The most often-repeated derivation is from the tailoring business of Sir Montague Burton. A complete three-piece suit, that is, one with a waistcoat, for a wedding etc, would be the Full Monty. There is plausible hearsay evidence from staff who worked in Burton's shops who confirm that customers were familiar with the term and often asked for 'the full monty' by name.
Who or what was Monty?
Burton opened his first shop in Chesterfield, Derbyshire, in 1904. The business flourished and he began opening a chain of shops in 1906. This included premises in Sheffield. He also opted to live in the city where, just 200 yards from where I now type this, he set up home in Violet Bank Road after his marriage in 1909.
Burton's name was certainly well known.

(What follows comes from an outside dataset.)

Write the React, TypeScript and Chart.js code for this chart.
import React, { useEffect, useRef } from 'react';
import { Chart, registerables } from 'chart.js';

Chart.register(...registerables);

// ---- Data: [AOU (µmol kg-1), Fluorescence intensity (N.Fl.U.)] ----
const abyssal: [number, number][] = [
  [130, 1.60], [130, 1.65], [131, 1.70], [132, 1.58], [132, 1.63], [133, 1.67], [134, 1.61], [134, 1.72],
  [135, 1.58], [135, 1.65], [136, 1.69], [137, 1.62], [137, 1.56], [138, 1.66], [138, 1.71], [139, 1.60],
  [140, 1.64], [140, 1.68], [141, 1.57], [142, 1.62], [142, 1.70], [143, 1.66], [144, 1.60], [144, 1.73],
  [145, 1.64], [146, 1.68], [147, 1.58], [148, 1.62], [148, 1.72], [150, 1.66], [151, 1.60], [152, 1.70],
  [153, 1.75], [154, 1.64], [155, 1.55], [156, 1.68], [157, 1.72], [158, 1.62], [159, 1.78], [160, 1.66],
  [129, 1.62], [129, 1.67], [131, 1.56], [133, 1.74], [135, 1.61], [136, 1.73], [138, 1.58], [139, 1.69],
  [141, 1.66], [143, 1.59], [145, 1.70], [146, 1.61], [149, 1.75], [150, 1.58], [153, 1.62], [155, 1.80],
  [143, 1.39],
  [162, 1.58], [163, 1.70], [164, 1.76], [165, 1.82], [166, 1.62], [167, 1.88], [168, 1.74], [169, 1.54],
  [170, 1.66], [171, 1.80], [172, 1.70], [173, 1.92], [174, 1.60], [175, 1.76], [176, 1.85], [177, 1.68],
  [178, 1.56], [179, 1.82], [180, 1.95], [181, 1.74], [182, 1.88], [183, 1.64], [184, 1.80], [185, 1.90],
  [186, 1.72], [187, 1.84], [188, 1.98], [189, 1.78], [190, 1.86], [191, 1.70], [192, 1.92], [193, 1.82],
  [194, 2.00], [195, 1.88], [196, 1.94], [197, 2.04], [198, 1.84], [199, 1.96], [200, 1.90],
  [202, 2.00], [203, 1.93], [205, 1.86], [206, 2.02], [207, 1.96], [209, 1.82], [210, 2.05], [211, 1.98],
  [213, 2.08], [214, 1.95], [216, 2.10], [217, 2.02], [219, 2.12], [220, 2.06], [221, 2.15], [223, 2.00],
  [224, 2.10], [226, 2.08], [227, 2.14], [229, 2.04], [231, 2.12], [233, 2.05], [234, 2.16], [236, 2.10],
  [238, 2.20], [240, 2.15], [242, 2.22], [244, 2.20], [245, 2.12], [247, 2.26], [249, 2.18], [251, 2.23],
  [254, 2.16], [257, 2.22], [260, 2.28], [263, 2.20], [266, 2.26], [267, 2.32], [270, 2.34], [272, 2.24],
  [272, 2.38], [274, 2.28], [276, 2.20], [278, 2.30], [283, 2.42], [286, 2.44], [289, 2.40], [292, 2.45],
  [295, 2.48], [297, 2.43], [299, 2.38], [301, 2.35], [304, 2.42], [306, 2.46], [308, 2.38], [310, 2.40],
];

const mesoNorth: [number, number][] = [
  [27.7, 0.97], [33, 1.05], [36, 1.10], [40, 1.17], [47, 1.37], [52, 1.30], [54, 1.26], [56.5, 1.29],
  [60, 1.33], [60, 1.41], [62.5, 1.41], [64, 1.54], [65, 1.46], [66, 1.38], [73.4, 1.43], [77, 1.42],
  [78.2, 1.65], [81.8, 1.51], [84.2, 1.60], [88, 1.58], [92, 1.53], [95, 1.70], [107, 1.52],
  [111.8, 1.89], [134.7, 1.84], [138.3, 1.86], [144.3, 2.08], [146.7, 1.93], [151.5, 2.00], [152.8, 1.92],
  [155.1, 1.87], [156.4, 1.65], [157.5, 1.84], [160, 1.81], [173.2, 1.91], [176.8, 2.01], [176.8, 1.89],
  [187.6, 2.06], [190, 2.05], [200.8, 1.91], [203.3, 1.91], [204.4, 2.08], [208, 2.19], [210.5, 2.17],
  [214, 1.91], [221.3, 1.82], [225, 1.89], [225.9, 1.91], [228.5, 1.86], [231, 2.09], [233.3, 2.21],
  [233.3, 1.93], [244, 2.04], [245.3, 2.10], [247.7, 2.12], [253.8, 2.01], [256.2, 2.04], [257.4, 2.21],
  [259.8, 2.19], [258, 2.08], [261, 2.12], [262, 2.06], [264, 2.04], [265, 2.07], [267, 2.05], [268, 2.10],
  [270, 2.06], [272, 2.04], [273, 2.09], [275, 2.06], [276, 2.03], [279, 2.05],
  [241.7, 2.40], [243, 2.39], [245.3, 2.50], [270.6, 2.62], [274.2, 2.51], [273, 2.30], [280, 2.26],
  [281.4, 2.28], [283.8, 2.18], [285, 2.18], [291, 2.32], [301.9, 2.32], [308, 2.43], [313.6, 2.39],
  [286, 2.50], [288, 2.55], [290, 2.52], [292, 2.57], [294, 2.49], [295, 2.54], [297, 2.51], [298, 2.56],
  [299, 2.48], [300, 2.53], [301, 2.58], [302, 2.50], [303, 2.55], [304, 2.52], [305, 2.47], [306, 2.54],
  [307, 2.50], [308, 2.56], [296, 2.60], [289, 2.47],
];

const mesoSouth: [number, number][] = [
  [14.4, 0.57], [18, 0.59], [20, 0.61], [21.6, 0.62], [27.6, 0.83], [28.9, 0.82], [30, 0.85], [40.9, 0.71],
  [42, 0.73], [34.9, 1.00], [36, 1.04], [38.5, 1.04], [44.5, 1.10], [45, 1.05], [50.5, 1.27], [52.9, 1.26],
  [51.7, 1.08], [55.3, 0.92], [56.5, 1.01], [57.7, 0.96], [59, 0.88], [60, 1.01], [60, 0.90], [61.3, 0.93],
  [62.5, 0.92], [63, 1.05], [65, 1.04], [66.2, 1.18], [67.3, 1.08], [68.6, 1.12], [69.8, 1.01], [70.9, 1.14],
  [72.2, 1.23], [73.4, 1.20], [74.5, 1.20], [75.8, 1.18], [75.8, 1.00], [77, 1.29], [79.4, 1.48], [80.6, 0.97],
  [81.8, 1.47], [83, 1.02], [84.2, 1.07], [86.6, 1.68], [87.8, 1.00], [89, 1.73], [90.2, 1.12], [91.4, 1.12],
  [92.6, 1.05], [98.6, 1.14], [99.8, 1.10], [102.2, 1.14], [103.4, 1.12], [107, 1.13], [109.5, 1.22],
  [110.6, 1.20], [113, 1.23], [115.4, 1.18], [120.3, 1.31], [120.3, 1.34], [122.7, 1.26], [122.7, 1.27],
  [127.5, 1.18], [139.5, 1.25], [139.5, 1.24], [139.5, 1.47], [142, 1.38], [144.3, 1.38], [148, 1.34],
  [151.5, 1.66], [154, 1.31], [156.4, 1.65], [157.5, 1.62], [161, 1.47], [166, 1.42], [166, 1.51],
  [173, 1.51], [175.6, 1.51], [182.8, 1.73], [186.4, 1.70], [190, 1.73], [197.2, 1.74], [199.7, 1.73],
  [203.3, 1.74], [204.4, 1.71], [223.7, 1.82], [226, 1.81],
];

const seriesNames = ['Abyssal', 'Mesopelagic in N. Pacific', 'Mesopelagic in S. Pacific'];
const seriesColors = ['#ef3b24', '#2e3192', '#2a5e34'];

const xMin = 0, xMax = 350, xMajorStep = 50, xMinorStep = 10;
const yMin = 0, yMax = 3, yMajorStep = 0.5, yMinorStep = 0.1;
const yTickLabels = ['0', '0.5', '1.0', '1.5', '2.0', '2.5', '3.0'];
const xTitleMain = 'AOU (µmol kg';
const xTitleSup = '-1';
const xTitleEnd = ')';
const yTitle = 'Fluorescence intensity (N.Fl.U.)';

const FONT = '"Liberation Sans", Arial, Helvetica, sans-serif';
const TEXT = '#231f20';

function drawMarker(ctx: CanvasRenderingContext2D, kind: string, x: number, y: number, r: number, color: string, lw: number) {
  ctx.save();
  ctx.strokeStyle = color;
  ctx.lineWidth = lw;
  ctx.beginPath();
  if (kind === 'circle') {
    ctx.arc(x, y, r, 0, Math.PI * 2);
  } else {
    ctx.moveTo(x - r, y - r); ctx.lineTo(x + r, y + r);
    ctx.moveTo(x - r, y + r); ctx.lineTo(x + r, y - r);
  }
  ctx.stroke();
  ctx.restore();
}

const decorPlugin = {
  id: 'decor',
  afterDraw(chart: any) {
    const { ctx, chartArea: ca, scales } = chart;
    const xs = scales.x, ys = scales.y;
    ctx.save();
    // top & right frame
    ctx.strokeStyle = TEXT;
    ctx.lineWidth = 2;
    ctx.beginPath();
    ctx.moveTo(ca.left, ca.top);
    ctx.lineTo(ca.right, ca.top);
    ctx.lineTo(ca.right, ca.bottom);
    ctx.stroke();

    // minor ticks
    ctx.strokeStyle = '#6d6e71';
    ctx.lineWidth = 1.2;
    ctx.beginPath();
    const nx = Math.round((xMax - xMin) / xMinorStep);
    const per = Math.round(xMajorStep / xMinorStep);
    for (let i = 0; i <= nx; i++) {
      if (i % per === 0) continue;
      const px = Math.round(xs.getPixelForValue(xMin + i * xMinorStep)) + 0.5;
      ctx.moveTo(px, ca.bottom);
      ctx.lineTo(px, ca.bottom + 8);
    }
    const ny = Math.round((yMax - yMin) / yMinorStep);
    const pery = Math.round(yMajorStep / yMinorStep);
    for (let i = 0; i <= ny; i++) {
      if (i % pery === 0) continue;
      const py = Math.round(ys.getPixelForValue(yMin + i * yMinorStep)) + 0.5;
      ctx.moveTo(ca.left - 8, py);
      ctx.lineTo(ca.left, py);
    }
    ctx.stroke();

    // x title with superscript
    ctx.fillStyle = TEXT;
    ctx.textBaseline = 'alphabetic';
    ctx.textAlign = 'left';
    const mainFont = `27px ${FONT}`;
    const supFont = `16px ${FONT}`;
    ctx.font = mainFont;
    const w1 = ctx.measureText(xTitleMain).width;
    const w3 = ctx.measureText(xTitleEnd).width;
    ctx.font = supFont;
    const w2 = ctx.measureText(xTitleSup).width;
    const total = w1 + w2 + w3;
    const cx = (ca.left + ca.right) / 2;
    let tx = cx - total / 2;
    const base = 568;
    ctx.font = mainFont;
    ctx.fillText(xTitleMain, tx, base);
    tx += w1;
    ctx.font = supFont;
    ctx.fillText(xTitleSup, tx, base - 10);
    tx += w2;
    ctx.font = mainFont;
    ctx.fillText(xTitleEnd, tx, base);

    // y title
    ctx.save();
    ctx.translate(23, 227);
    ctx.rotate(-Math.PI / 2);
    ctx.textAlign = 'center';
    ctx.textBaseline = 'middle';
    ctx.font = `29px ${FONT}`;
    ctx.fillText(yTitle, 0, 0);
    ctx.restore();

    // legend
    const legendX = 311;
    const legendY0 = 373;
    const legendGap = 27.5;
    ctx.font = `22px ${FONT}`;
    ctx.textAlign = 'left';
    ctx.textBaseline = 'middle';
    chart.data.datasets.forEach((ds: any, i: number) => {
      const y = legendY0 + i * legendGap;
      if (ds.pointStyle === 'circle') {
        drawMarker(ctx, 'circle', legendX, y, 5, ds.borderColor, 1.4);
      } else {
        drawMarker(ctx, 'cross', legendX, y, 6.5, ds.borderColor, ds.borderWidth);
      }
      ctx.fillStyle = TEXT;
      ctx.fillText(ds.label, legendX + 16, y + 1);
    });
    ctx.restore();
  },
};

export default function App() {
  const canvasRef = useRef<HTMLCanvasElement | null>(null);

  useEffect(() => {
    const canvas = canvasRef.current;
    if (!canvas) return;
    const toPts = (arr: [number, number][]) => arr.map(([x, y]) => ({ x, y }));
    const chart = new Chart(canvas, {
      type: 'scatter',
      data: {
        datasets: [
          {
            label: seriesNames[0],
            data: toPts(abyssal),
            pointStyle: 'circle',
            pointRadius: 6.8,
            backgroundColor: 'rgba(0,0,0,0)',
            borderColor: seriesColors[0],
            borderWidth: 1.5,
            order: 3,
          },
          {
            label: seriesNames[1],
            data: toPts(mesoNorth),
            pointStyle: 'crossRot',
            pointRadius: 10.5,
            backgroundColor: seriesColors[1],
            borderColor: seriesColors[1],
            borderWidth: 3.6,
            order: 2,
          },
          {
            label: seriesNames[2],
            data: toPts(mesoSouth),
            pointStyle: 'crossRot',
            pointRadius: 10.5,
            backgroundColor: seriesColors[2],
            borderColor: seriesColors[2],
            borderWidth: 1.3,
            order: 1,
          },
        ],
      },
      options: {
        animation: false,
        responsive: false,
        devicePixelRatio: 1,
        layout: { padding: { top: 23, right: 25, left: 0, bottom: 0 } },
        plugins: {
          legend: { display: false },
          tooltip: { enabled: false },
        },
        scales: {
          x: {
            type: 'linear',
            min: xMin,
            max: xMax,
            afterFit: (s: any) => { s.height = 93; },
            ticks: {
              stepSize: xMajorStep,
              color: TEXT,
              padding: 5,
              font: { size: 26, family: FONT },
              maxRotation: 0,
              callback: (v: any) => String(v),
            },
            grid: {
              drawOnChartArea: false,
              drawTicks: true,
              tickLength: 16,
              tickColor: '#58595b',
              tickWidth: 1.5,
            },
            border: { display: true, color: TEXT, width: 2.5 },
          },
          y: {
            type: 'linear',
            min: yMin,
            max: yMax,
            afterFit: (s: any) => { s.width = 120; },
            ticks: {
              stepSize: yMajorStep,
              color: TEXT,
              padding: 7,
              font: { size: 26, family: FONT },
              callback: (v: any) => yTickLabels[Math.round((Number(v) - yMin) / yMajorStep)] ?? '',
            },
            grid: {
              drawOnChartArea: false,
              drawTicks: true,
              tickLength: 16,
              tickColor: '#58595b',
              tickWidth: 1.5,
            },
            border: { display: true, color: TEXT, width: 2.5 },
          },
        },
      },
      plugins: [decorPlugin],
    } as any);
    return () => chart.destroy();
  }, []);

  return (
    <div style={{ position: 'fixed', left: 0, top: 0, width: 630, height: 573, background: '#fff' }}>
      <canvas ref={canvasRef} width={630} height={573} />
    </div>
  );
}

The business went on to become world's largest wholesale bespoke tailoring service.
Another explanation of the phrase's origin is from a Spanish card game where the pile of cards on the table is called a 'monte'. This is plausible but I can find no documentary evidence to support it.
Yet another comes explanation from Field Marshall Montgomery's alleged habit of wearing his full set of medals, or his alleged insistence on his troops eating a full English breakfast every day. It's true that Montgomery was universally known as Monty, but that's where the circumstantial evidence for this derivation ends. The fact that there is more than one explanation that links Monty and 'the full monty' is somewhat unconvincing.

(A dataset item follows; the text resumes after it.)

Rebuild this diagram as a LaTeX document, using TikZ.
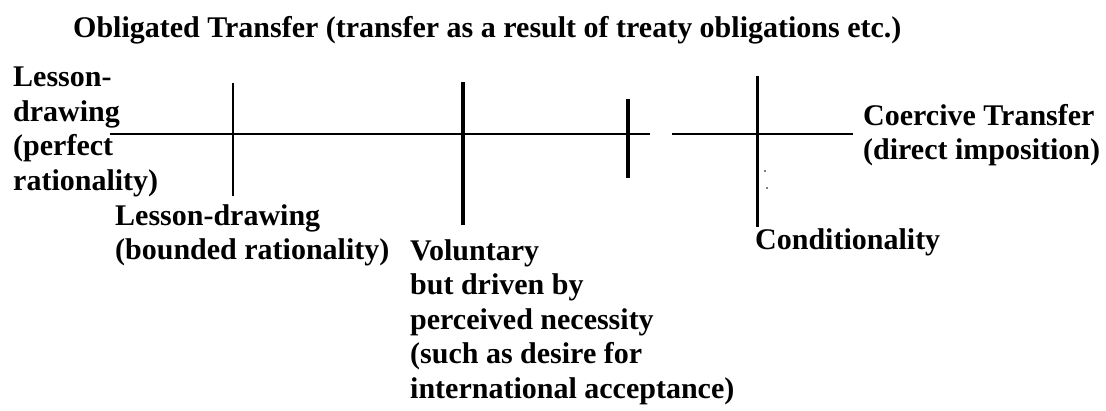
\documentclass[tikz,border=0pt]{standalone}
\usepackage{fontspec}
\setmainfont{Liberation Serif}
\begin{document}
\begin{tikzpicture}[x=1pt,y=-1pt,
  lbl/.style={anchor=base west,inner sep=0pt,align=left,
    font=\fontsize{30}{34.5}\selectfont\bfseries},
  axis/.style={line width=2.8pt},
  tick/.style={line width=#1},
  tick/.default=3pt]
\useasboundingbox (0,0) rectangle (1106,410);
% axis segments
\coordinate (a1) at (110,134);
\coordinate (a2) at (650,134);
\coordinate (b1) at (672,134);
\coordinate (b2) at (853,134);
\draw[axis] (a1) -- (a2);
\draw[axis] (b1) -- (b2);
% ticks
\coordinate (t1a) at (233,83);  \coordinate (t1b) at (233,196);
\coordinate (t2a) at (463,82);  \coordinate (t2b) at (463,225);
\coordinate (t3a) at (628,99);  \coordinate (t3b) at (628,178);
\coordinate (t4a) at (757,76);  \coordinate (t4b) at (757,227);
\draw[tick=2.8pt] (t1a) -- (t1b);
\draw[tick=4pt] (t2a) -- (t2b);
\draw[tick=4pt] (t3a) -- (t3b);
\draw[tick=3pt] (t4a) -- (t4b);
% stray dots
\coordinate (d1) at (765,171);
\coordinate (d2) at (767,188);
\fill (d1) circle (0.9);
\fill (d2) circle (0.9);
% labels (multi-line nodes are anchored at the baseline of their last line)
\node[lbl] (title) at (73,37) {Obligated Transfer (transfer as a result of treaty obligations etc.)};
\node[lbl] (perfect) at (13,190) {Lesson-\\drawing\\(perfect\\rationality)};
\node[lbl] (bounded) at (115,259.5) {Lesson-drawing\\(bounded rationality)};
\node[lbl] (voluntary) at (410,398) {Voluntary\\but driven by\\perceived necessity\\(such as desire for\\international acceptance)};
\node[lbl] (cond) at (755,249) {Conditionality};
\node[lbl] (coercive) at (863,159.5) {Coercive Transfer\\(direct imposition)};
\end{tikzpicture}
\end{document}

Although the phrase had been in circulation prior to the film there don't appear to be any instances of it having appeared in print before the 1980s.
In the 1982 edition of Yellow Pages (UK's commercial phone directory) for Manchester North has an entry for a chip-shop:
"Full Monty Chippy The, 30 Townley St, Middleton"
The association of the phrase with the meaning we now understand is suggested in the shop's name. To get an unambiguous use of the phrase to mean 'complete, the whole thing', we have to wait until 1985, as here from K. Howarth in 'Sounds Gradely' (North West Sound Archive):
"Full-monty, everything included ... a thorough display - messing about."
The Montague Burton version seems the more convincing of the suggested derivations, but the evidence isn't sufficient to be sure.